Thorgerson conducts many of the interviews filmed in London (Bogawa handled the New York ones), and you can sometimes hear his voice. This intimacy works because his subjects—most of who he knows personally—speak and remember Barrett as if in conversation with a friend and not a journalist. To the point where “Remember that, Storm?” is heard several times.
“The [band members] appreciated the honesty in the film and the emotional element. Roger said there wouldn’t have been any Pink Floyd without Syd. And David saying he wished he had gone to see him,” Bogawa offers.
“It’s always tricky with Pink Floyd. They all liked my film on Storm and because he was part of the production…it was constantly negotiating. But [Roger, David and Nick] were all super generous. I didn’t know what to expect with Roger, but he was incredibly sweet. And it was my idea to get him to recite the words to ‘Shine On You Crazy Diamond.’ I was terrified to ask him, but he did it!”
That song, of course, was the band’s direct tribute to Syd. It’sone of the more famous stories in Pink Floyd history how, when the band were recording the original track, a man showed up Abbey Road Studios. He was overweight, with head and eyebrows shaved, and wearing a raincoat. Neither the band nor their studio personnel knew who the mystery man was. Then, it dawned on the shocked assembled: It was Syd Barrett, unrecognizable.
“They memorialized him on Dark Side of the Moon and Wish You Were Here and even The Wall. [Syd] became this kind of mythological character. But they made sure he got royalties,” Bogawa says. “David and Roger and Rick even helped with his solo record. Syd was their childhood friend and they wanted to make sure he was taken care of.”
In 1982, near the end of his mental rope, Barrett left London for good and walked the 50 miles back to his mother’s home in Cambridge, where he spent the rest of his life until passing from the combination of pancreatic cancer and diabetes in 2006.
Every few years he would be “found” by some photographer to snap a few shots, but he never spoke to anyone. Late in the doc, Gilmour expresses regret he and Thorgerson never visited him, though it’s noted that the family was not keen on Roger (Syd’s real name) Barrett’s past showing up at the doorstep, regardless of their intentions.
The docs end with the one-off Pink Floyd performance at Live 8, the last time the estranged Roger Waters, Nick Mason, David Gilmour and Rick Wright played together.

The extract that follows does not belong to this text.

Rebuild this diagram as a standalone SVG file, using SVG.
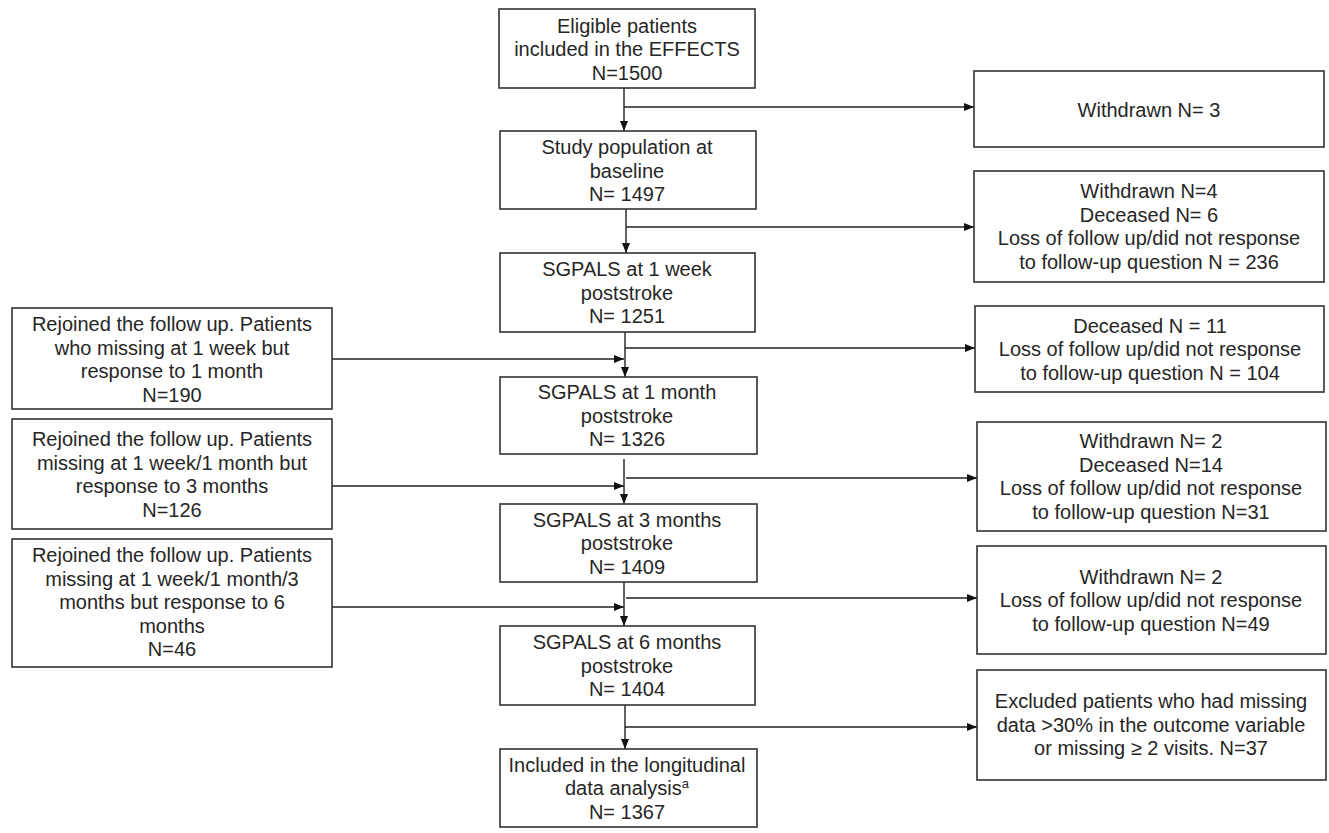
<svg xmlns="http://www.w3.org/2000/svg" width="1329" height="833" viewBox="0 0 1329 833">
<defs>
<style>
.box{fill:#fff;stroke:#333;stroke-width:1.6}
.t{font-family:"Liberation Sans",Arial,sans-serif;font-size:20px;fill:#262626;text-anchor:middle}
.c{fill:none;stroke:#222;stroke-width:1.4}
</style>
<marker id="ah" viewBox="0 0 10 10" refX="10" refY="5" markerWidth="10" markerHeight="10" markerUnits="userSpaceOnUse" orient="auto">
<path d="M0,1 L10,5 L0,9 Z" fill="#111"/>
</marker>
</defs>
<rect width="1329" height="833" fill="#fff"/>

<g id="connectors">
<path class="c" d="M624,88 V131" marker-end="url(#ah)"/>
<path class="c" d="M624,107 H974" marker-end="url(#ah)"/>
<path class="c" d="M626,209 V253" marker-end="url(#ah)"/>
<path class="c" d="M626,227 H974" marker-end="url(#ah)"/>
<path class="c" d="M625,332 V377" marker-end="url(#ah)"/>
<path class="c" d="M625,348 H975" marker-end="url(#ah)"/>
<path class="c" d="M332,359 H624" marker-end="url(#ah)"/>
<path class="c" d="M624,459 V504" marker-end="url(#ah)"/>
<path class="c" d="M626,478 H977" marker-end="url(#ah)"/>
<path class="c" d="M332,486 H624" marker-end="url(#ah)"/>
<path class="c" d="M624,582 V626" marker-end="url(#ah)"/>
<path class="c" d="M626,598 H977" marker-end="url(#ah)"/>
<path class="c" d="M332,607 H624" marker-end="url(#ah)"/>
<path class="c" d="M625,705 V749" marker-end="url(#ah)"/>
<path class="c" d="M625,727 H977" marker-end="url(#ah)"/>
</g>

<g id="eligible">
<rect class="box" x="499" y="9" width="256" height="79"/>
<text class="t" x="627" y="32.5">Eligible patients</text>
<text class="t" x="627" y="56">included in the EFFECTS</text>
<text class="t" x="627" y="79.5">N=1500</text>
</g>

<g id="baseline">
<rect class="box" x="500" y="131" width="256" height="78"/>
<text class="t" x="627" y="154">Study population at</text>
<text class="t" x="627" y="177.5">baseline</text>
<text class="t" x="627" y="201">N= 1497</text>
</g>

<g id="week1">
<rect class="box" x="500" y="253" width="255" height="79"/>
<text class="t" x="627" y="276">SGPALS at 1 week</text>
<text class="t" x="627" y="299.5">poststroke</text>
<text class="t" x="627" y="323">N= 1251</text>
</g>

<g id="month1">
<rect class="box" x="500" y="377" width="257" height="77"/>
<text class="t" x="627" y="399">SGPALS at 1 month</text>
<text class="t" x="627" y="422.5">poststroke</text>
<text class="t" x="627" y="446">N= 1326</text>
</g>

<g id="month3">
<rect class="box" x="500" y="504" width="257" height="78"/>
<text class="t" x="627" y="526.5">SGPALS at 3 months</text>
<text class="t" x="627" y="550">poststroke</text>
<text class="t" x="627" y="573.5">N= 1409</text>
</g>

<g id="month6">
<rect class="box" x="500" y="626" width="255" height="79"/>
<text class="t" x="627" y="649">SGPALS at 6 months</text>
<text class="t" x="627" y="672.5">poststroke</text>
<text class="t" x="627" y="696">N= 1404</text>
</g>

<g id="included">
<rect class="box" x="500" y="749" width="257" height="78"/>
<text class="t" x="627" y="771.5">Included  in the longitudinal</text>
<text class="t" x="627" y="795">data analysis<tspan font-size="13" dy="-7">a</tspan></text>
<text class="t" x="627" y="818.5">N= 1367</text>
</g>

<g id="rejoin1">
<rect class="box" x="12" y="308" width="320" height="101"/>
<text class="t" x="172" y="331">Rejoined the follow up. Patients</text>
<text class="t" x="172" y="354.5">who missing at 1 week but</text>
<text class="t" x="172" y="378">response to 1 month</text>
<text class="t" x="172" y="401.5">N=190</text>
</g>

<g id="rejoin3">
<rect class="box" x="12" y="419" width="320" height="110"/>
<text class="t" x="172" y="446">Rejoined the follow up. Patients</text>
<text class="t" x="172" y="469.5">missing at 1 week/1 month but</text>
<text class="t" x="172" y="493">response to 3 months</text>
<text class="t" x="172" y="516.5">N=126</text>
</g>

<g id="rejoin6">
<rect class="box" x="12" y="539" width="320" height="128"/>
<text class="t" x="172" y="562">Rejoined the follow up. Patients</text>
<text class="t" x="172" y="585.5">missing at 1 week/1 month/3</text>
<text class="t" x="172" y="609">months but response to 6</text>
<text class="t" x="172" y="632.5">months</text>
<text class="t" x="172" y="656">N=46</text>
</g>

<g id="excl1">
<rect class="box" x="974" y="71" width="350" height="76"/>
<text class="t" x="1149" y="116.5">Withdrawn  N= 3</text>
</g>

<g id="excl2">
<rect class="box" x="974" y="171" width="350" height="111"/>
<text class="t" x="1149" y="198">Withdrawn  N=4</text>
<text class="t" x="1149" y="221.5">Deceased N= 6</text>
<text class="t" x="1149" y="245">Loss of follow up/did not response</text>
<text class="t" x="1149" y="268.5">to follow-up  question N = 236</text>
</g>

<g id="excl3">
<rect class="box" x="975" y="306" width="349" height="86"/>
<text class="t" x="1150" y="332.5">Deceased N = 11</text>
<text class="t" x="1150" y="356">Loss of follow up/did not response</text>
<text class="t" x="1150" y="379.5">to follow-up  question N = 104</text>
</g>

<g id="excl4">
<rect class="box" x="977" y="422" width="349" height="109"/>
<text class="t" x="1151" y="448">Withdrawn  N= 2</text>
<text class="t" x="1151" y="471.5">Deceased N=14</text>
<text class="t" x="1151" y="495">Loss of follow up/did not response</text>
<text class="t" x="1151" y="518.5">to follow-up  question N=31</text>
</g>

<g id="excl5">
<rect class="box" x="977" y="546" width="349" height="108"/>
<text class="t" x="1151" y="583.5">Withdrawn  N= 2</text>
<text class="t" x="1151" y="607">Loss of follow up/did not response</text>
<text class="t" x="1151" y="630.5">to follow-up  question N=49</text>
</g>

<g id="excl6">
<rect class="box" x="977" y="670" width="349" height="110"/>
<text class="t" x="1151" y="708">Excluded patients who had missing</text>
<text class="t" x="1151" y="731.5">data &gt;30% in the outcome variable</text>
<text class="t" x="1151" y="755">or missing ≥ 2 visits. N=37</text>
</g>
</svg>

Fittingly, Waters pays tribute to Syd as they launch into “Shine On You Crazy Diamond.”
“Syd’s interesting because he didn’t die until long after he left the band, so there’s a fascination with the mystery,” Bogawa adds. “Maybe he just didn’t want to be in a band anymore. But he does get lumped into that ‘rock star drug casualty’ kind of category.”
All in all, Bogawa hopes that everyone from the Syd Barrett obsessive to those who have never head the man take away something from Have You Got It Yet?
“I hope it will confirm or debunk some of the stories around him. I hope this—like all my films—functions as a trigger to bigger things. It’s the story of the musician, but also someone’s friend,” Bogawa sums up.
“My dream as a director is that someone will see it and get intrigued and open up some discussion. Or run back home to look for the record. Then get pissed when they find out their boyfriend or girlfriend from 20 years ago stole it!”